(Records from a data collection)

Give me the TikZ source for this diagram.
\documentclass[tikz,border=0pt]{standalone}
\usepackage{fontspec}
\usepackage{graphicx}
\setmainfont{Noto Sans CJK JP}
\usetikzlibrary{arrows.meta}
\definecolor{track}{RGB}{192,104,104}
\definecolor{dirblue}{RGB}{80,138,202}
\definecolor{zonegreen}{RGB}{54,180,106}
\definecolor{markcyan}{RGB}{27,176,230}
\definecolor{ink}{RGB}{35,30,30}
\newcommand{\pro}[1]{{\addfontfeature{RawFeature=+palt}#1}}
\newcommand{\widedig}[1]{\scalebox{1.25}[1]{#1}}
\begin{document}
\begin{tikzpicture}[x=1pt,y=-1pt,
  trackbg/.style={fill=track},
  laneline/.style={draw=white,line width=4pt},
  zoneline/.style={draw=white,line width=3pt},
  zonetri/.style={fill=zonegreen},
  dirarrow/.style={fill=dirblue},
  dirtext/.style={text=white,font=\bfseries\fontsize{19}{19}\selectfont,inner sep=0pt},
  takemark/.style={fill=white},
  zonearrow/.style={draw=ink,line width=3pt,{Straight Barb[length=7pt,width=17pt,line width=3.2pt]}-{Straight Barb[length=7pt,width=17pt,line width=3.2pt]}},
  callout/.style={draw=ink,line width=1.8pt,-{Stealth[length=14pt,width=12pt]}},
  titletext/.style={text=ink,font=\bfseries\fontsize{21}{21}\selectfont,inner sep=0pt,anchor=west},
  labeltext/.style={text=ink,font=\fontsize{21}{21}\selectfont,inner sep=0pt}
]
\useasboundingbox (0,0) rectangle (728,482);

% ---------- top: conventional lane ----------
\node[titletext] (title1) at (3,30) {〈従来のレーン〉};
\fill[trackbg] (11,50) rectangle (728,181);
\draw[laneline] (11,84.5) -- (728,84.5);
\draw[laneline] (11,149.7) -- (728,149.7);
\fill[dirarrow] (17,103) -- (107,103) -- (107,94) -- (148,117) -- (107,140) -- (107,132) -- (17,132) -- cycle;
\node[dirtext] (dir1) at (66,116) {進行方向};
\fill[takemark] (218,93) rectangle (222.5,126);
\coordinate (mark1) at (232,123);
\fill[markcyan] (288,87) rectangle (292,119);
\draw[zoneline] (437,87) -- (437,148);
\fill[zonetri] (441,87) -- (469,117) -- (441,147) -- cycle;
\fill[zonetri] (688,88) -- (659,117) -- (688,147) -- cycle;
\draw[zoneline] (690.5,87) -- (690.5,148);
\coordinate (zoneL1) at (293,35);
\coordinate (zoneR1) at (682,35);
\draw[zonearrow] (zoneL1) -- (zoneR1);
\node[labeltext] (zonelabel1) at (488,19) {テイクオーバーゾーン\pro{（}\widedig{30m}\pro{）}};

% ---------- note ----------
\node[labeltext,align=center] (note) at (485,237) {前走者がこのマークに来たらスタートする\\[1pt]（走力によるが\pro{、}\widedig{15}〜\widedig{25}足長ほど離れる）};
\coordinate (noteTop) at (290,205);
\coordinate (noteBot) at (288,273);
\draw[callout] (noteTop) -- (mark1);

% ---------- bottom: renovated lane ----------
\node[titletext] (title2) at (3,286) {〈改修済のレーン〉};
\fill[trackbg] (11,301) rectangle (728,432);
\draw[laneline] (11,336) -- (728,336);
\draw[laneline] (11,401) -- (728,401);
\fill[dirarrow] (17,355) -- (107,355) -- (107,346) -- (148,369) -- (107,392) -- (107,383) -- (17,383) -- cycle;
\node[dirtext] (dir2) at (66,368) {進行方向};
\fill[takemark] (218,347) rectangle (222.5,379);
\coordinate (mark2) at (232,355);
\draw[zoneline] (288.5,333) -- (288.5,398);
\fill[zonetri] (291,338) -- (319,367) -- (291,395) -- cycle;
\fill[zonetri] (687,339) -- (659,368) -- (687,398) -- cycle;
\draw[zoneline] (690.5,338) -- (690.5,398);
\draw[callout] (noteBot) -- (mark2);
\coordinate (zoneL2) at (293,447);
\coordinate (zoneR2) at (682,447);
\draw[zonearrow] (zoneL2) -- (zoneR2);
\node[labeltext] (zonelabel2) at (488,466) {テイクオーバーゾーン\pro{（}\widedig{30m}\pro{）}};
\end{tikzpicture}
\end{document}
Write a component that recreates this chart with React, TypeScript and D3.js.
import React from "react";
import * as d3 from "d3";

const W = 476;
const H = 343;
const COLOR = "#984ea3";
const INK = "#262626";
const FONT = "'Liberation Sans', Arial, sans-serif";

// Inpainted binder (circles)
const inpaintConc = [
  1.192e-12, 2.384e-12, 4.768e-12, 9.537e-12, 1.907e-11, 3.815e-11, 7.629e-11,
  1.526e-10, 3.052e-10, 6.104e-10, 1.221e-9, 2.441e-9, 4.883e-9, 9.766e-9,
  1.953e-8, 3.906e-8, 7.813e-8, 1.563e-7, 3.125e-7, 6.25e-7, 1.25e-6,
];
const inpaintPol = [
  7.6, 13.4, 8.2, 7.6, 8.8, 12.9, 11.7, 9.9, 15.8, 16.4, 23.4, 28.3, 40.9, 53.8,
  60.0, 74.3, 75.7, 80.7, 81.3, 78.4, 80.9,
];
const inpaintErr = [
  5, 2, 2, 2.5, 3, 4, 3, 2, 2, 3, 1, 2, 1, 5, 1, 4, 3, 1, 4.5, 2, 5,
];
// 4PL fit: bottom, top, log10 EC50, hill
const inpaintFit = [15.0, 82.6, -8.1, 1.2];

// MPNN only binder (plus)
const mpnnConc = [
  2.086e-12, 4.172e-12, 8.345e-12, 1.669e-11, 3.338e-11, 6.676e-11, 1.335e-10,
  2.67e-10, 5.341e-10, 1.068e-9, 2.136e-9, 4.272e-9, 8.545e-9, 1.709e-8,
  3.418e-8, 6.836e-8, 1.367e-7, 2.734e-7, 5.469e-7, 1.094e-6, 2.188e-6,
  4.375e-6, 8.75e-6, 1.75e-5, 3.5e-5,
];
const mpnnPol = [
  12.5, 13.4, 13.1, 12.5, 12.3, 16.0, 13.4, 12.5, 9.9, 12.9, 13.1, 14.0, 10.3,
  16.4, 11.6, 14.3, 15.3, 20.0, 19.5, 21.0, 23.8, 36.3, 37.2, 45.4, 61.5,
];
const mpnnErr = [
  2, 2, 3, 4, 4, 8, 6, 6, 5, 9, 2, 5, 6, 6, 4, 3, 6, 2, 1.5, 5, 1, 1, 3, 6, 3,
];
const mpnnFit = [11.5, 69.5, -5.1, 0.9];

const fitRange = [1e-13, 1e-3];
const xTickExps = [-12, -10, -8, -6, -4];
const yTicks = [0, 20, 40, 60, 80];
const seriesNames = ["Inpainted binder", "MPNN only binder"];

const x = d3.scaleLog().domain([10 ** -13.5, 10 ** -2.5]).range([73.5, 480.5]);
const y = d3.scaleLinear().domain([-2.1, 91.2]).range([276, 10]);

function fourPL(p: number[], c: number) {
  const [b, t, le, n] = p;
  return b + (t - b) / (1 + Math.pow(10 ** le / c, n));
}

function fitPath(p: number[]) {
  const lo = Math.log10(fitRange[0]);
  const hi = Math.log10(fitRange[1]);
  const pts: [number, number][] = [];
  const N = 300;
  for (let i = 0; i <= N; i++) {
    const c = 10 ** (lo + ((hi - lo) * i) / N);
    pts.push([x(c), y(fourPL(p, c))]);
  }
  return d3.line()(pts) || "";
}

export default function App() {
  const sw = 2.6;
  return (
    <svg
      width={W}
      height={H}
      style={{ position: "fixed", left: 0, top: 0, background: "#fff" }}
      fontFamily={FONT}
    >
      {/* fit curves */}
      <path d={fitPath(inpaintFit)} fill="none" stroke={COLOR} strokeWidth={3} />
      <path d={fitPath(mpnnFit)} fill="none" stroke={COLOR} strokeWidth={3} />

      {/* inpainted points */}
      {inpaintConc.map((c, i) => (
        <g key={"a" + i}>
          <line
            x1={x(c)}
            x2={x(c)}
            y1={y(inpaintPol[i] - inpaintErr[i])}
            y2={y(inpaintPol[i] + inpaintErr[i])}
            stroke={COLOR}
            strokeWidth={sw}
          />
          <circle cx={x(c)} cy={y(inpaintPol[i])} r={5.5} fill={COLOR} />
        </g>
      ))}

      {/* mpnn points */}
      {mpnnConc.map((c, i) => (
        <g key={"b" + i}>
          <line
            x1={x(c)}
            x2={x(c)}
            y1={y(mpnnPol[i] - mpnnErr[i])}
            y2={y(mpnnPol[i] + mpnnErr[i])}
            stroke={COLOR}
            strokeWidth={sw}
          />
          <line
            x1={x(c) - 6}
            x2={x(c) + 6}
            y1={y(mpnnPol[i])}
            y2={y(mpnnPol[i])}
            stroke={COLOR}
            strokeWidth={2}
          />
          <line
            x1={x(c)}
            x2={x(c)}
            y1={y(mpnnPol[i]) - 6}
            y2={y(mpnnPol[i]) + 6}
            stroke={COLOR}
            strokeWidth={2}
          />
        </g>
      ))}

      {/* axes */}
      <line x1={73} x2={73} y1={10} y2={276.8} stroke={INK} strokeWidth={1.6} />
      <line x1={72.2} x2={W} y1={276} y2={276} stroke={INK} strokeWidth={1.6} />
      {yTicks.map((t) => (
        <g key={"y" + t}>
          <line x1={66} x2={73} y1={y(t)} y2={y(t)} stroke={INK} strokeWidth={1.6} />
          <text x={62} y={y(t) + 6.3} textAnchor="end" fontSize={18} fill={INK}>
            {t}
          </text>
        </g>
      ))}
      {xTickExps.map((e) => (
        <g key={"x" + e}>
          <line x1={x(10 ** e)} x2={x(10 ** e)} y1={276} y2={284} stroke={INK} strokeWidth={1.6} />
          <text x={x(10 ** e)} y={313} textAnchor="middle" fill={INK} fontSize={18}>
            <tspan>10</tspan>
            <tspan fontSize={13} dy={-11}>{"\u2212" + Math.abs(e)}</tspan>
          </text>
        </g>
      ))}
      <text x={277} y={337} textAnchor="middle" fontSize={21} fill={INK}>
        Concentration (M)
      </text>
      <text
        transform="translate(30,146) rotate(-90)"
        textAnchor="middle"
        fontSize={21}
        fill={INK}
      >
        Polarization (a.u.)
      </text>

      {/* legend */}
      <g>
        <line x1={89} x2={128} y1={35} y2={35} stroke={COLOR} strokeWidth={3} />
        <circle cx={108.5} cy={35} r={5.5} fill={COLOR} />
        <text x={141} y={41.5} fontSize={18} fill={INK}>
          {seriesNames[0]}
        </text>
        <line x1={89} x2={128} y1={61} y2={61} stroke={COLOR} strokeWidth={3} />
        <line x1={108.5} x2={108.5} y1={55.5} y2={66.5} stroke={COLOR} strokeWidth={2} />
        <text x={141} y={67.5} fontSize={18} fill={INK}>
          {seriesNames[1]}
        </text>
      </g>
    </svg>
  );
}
--
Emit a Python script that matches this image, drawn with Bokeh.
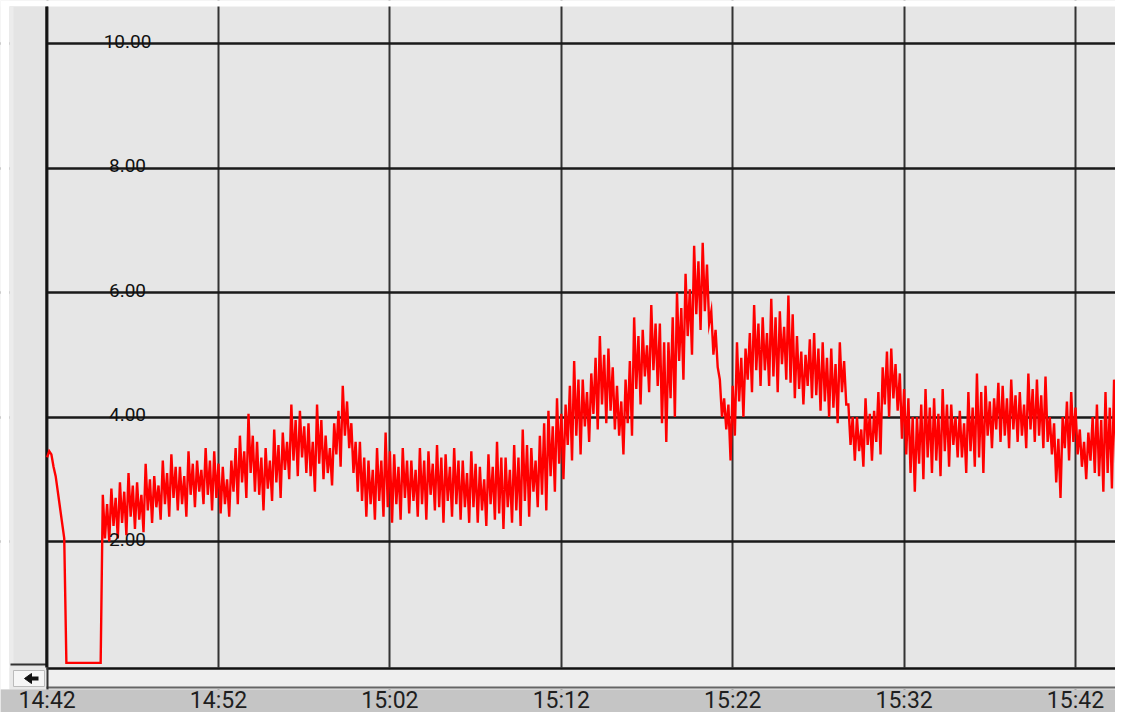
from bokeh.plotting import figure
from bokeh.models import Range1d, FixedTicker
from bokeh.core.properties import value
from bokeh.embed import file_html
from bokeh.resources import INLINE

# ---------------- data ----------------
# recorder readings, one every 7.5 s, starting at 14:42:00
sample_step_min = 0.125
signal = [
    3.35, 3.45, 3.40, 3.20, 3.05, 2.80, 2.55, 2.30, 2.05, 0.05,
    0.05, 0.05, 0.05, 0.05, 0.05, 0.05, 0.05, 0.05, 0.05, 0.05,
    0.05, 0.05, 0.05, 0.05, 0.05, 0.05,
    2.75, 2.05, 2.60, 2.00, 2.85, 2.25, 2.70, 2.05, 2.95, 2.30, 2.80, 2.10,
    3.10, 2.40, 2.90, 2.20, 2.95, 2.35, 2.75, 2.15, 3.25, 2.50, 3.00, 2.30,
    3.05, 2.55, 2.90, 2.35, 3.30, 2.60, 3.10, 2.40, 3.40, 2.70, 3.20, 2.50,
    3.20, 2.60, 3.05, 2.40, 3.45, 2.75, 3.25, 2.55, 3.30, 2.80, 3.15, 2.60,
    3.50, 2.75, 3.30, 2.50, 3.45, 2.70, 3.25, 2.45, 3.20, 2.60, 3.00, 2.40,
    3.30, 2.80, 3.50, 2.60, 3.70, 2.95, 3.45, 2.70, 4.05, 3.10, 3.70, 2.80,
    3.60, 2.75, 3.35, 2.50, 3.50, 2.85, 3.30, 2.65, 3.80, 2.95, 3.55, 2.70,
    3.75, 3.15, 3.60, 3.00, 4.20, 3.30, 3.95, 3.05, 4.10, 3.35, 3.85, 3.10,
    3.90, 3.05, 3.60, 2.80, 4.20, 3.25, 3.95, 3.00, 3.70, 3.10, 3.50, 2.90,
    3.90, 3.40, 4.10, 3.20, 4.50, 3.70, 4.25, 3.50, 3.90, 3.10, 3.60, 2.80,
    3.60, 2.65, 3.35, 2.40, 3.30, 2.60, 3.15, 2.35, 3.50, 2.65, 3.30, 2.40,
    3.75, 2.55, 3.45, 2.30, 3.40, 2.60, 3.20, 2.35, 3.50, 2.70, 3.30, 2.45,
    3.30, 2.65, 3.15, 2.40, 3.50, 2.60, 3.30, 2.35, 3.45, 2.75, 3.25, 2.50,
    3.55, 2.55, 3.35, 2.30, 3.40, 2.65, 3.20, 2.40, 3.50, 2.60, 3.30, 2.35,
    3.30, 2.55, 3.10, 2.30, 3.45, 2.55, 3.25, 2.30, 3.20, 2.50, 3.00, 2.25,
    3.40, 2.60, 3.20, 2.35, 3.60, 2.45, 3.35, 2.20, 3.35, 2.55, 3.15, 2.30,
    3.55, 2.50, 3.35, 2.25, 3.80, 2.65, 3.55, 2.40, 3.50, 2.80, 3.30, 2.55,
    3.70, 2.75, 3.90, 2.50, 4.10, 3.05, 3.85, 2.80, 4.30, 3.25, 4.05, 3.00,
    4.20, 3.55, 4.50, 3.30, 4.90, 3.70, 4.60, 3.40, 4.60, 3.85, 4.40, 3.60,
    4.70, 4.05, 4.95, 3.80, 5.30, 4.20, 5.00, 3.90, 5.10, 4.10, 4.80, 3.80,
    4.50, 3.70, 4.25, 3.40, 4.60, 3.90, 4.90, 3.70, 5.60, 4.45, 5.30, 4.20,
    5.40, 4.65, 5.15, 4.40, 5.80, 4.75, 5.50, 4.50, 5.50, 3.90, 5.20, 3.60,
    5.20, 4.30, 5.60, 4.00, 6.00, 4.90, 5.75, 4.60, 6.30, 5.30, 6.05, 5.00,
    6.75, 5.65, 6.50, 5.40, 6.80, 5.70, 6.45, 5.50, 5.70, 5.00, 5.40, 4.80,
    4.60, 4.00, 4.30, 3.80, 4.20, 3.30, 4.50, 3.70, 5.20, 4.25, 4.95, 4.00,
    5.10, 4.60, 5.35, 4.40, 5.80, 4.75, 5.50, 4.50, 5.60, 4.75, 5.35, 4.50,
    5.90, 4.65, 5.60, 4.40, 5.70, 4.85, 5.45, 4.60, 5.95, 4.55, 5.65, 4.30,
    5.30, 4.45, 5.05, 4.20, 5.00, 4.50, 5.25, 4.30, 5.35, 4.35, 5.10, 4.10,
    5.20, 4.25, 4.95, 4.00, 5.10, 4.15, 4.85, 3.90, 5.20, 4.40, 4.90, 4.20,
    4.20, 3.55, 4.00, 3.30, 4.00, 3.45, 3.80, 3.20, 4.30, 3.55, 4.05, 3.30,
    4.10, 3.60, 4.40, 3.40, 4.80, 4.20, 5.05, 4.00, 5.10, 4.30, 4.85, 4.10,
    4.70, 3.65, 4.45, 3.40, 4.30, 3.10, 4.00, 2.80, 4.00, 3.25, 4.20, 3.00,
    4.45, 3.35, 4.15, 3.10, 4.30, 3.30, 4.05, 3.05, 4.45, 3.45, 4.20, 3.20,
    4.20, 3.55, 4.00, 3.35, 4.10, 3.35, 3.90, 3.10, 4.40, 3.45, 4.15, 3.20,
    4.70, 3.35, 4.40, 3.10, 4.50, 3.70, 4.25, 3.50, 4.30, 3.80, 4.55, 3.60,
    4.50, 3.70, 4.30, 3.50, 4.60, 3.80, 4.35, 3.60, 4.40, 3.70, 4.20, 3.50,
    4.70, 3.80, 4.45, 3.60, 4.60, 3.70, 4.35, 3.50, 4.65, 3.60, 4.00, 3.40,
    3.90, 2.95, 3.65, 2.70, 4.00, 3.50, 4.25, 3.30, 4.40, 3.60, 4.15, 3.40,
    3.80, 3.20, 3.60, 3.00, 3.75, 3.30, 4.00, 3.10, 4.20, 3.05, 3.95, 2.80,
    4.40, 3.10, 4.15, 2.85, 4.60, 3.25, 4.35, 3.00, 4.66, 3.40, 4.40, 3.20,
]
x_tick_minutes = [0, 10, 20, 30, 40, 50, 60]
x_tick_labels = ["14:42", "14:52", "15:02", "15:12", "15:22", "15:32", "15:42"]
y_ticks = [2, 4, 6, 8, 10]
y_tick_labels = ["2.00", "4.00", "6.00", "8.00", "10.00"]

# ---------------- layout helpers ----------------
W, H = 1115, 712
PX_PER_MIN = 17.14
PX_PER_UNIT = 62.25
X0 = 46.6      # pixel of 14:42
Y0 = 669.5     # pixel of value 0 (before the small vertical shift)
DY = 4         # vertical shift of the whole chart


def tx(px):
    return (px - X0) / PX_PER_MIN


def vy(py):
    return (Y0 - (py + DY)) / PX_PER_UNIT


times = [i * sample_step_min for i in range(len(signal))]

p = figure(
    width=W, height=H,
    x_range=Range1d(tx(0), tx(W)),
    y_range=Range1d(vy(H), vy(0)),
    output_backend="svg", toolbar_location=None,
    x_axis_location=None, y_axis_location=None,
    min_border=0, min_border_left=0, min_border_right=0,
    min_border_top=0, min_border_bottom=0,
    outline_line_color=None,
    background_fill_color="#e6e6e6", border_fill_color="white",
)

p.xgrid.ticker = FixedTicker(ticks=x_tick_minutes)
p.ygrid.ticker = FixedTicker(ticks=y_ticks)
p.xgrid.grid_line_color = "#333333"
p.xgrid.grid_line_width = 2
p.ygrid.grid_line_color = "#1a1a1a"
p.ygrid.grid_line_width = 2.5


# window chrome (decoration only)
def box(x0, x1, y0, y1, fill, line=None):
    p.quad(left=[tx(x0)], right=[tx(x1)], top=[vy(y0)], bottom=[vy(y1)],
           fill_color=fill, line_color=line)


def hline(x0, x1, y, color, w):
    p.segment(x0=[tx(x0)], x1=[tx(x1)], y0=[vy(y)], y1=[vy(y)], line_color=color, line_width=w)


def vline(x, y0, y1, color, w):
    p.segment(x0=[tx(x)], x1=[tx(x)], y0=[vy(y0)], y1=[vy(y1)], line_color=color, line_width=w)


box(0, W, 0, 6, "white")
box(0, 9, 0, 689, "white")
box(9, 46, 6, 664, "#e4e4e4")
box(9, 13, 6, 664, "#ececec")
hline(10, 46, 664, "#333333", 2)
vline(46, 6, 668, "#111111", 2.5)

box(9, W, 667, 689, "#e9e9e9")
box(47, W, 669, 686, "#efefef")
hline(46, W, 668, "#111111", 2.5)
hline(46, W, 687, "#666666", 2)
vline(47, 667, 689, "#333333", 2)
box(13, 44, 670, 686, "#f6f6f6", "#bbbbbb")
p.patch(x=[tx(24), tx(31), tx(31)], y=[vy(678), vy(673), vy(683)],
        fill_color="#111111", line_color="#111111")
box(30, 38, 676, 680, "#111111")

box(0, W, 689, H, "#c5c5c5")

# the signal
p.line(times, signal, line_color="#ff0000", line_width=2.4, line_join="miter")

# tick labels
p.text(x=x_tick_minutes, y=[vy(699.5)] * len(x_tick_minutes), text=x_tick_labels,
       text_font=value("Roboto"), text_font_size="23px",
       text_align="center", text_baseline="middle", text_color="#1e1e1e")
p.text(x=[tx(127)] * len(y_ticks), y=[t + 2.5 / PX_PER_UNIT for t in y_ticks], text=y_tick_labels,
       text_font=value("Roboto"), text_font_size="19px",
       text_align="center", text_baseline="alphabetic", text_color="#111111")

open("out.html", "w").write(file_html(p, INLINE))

Exercise> Using the data above, which lines fall from the one with "Emit a Python" through the one with "from bokeh.resources import INLINE"? Repeat them exactly, ends included, minus any pictures.

Solution for this exercise>
Emit a Python script that matches this image, drawn with Bokeh.
from bokeh.plotting import figure
from bokeh.models import Range1d, FixedTicker
from bokeh.core.properties import value
from bokeh.embed import file_html
from bokeh.resources import INLINE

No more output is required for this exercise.